Your task
From the first line of the listing below to the line with "const xName = 'Time';", print each line exactly, and nothing more. Leave out the pictures.

◆ ◆ ◆

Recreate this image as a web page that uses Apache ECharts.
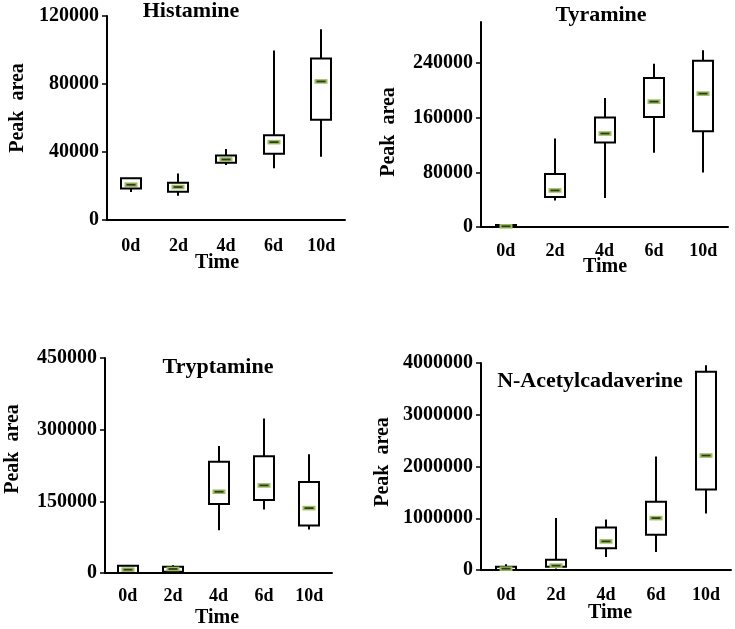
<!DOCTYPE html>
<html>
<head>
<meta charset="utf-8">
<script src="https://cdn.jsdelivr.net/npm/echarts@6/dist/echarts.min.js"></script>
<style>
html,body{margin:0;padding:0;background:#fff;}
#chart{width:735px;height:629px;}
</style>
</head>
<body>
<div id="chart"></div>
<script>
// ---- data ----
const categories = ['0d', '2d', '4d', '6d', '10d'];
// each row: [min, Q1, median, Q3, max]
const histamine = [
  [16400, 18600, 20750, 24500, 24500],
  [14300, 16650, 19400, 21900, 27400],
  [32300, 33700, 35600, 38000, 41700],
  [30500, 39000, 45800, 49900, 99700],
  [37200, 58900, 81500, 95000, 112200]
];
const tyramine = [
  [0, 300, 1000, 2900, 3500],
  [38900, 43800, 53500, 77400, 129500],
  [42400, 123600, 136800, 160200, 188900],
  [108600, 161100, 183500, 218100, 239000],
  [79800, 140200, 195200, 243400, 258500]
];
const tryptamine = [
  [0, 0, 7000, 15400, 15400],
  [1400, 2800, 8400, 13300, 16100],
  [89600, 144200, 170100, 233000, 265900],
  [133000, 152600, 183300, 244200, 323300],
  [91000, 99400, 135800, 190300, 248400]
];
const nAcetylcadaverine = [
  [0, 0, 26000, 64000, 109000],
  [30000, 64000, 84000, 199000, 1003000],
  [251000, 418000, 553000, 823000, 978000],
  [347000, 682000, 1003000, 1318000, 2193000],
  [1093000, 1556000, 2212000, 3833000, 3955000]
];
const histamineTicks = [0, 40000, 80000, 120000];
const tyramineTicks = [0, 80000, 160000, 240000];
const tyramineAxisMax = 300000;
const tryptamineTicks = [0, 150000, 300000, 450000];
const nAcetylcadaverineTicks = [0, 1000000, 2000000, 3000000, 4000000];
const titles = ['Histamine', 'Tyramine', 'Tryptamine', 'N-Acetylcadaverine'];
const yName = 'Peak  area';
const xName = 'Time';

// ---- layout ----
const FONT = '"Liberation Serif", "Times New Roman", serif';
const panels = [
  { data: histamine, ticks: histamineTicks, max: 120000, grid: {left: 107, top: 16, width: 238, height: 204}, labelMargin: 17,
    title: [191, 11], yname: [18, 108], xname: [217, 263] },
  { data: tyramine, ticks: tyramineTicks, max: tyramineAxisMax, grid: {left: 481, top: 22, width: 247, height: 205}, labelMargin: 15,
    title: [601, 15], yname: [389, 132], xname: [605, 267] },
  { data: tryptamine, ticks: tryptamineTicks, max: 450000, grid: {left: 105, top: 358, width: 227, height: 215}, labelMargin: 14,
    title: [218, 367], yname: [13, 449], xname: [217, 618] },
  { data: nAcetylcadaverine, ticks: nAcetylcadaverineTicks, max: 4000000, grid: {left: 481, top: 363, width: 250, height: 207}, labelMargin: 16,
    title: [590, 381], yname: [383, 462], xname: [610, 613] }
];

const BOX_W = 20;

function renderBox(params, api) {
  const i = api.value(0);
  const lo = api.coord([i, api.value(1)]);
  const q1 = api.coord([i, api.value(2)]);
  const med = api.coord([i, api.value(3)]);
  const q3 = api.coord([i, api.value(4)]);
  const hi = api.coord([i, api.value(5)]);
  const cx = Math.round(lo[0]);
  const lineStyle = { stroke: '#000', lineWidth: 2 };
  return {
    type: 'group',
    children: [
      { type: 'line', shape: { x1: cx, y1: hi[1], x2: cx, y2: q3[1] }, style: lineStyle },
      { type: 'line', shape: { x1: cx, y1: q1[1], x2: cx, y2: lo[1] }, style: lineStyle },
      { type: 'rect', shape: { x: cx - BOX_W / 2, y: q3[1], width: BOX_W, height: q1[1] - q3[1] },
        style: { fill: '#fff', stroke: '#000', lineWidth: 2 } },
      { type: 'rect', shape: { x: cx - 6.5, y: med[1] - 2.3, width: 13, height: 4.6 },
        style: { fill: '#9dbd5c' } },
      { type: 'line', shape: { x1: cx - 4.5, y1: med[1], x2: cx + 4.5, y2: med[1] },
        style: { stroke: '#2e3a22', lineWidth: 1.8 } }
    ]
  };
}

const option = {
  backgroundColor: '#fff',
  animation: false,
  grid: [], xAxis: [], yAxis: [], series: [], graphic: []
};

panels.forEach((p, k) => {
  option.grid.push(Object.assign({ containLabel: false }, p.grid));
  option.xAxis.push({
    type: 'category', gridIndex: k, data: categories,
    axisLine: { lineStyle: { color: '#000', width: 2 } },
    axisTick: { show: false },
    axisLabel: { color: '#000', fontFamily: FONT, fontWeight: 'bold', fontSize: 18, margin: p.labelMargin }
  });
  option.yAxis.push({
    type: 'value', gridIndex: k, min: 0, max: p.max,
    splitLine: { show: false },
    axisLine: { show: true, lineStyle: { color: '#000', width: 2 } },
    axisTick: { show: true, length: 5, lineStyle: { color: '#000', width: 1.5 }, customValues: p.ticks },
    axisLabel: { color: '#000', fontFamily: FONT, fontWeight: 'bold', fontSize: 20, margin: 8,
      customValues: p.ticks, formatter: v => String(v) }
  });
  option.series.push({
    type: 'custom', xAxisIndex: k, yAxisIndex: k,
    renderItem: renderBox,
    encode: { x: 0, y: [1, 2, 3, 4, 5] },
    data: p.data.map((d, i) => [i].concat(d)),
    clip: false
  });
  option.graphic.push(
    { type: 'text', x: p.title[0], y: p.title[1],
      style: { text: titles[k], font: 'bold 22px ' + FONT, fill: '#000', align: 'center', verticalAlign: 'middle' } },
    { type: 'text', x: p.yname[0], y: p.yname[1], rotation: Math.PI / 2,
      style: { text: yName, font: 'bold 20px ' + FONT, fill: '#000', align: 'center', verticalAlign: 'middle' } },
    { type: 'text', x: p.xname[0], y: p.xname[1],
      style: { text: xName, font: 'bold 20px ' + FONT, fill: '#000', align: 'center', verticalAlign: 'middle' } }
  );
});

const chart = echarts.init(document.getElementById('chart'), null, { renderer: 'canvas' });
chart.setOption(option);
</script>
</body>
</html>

◆ ◆ ◆

Solution below
Recreate this image as a web page that uses Apache ECharts.
<!DOCTYPE html>
<html>
<head>
<meta charset="utf-8">
<script src="https://cdn.jsdelivr.net/npm/echarts@6/dist/echarts.min.js"></script>
<style>
html,body{margin:0;padding:0;background:#fff;}
#chart{width:735px;height:629px;}
</style>
</head>
<body>
<div id="chart"></div>
<script>
// ---- data ----
const categories = ['0d', '2d', '4d', '6d', '10d'];
// each row: [min, Q1, median, Q3, max]
const histamine = [
  [16400, 18600, 20750, 24500, 24500],
  [14300, 16650, 19400, 21900, 27400],
  [32300, 33700, 35600, 38000, 41700],
  [30500, 39000, 45800, 49900, 99700],
  [37200, 58900, 81500, 95000, 112200]
];
const tyramine = [
  [0, 300, 1000, 2900, 3500],
  [38900, 43800, 53500, 77400, 129500],
  [42400, 123600, 136800, 160200, 188900],
  [108600, 161100, 183500, 218100, 239000],
  [79800, 140200, 195200, 243400, 258500]
];
const tryptamine = [
  [0, 0, 7000, 15400, 15400],
  [1400, 2800, 8400, 13300, 16100],
  [89600, 144200, 170100, 233000, 265900],
  [133000, 152600, 183300, 244200, 323300],
  [91000, 99400, 135800, 190300, 248400]
];
const nAcetylcadaverine = [
  [0, 0, 26000, 64000, 109000],
  [30000, 64000, 84000, 199000, 1003000],
  [251000, 418000, 553000, 823000, 978000],
  [347000, 682000, 1003000, 1318000, 2193000],
  [1093000, 1556000, 2212000, 3833000, 3955000]
];
const histamineTicks = [0, 40000, 80000, 120000];
const tyramineTicks = [0, 80000, 160000, 240000];
const tyramineAxisMax = 300000;
const tryptamineTicks = [0, 150000, 300000, 450000];
const nAcetylcadaverineTicks = [0, 1000000, 2000000, 3000000, 4000000];
const titles = ['Histamine', 'Tyramine', 'Tryptamine', 'N-Acetylcadaverine'];
const yName = 'Peak  area';
const xName = 'Time';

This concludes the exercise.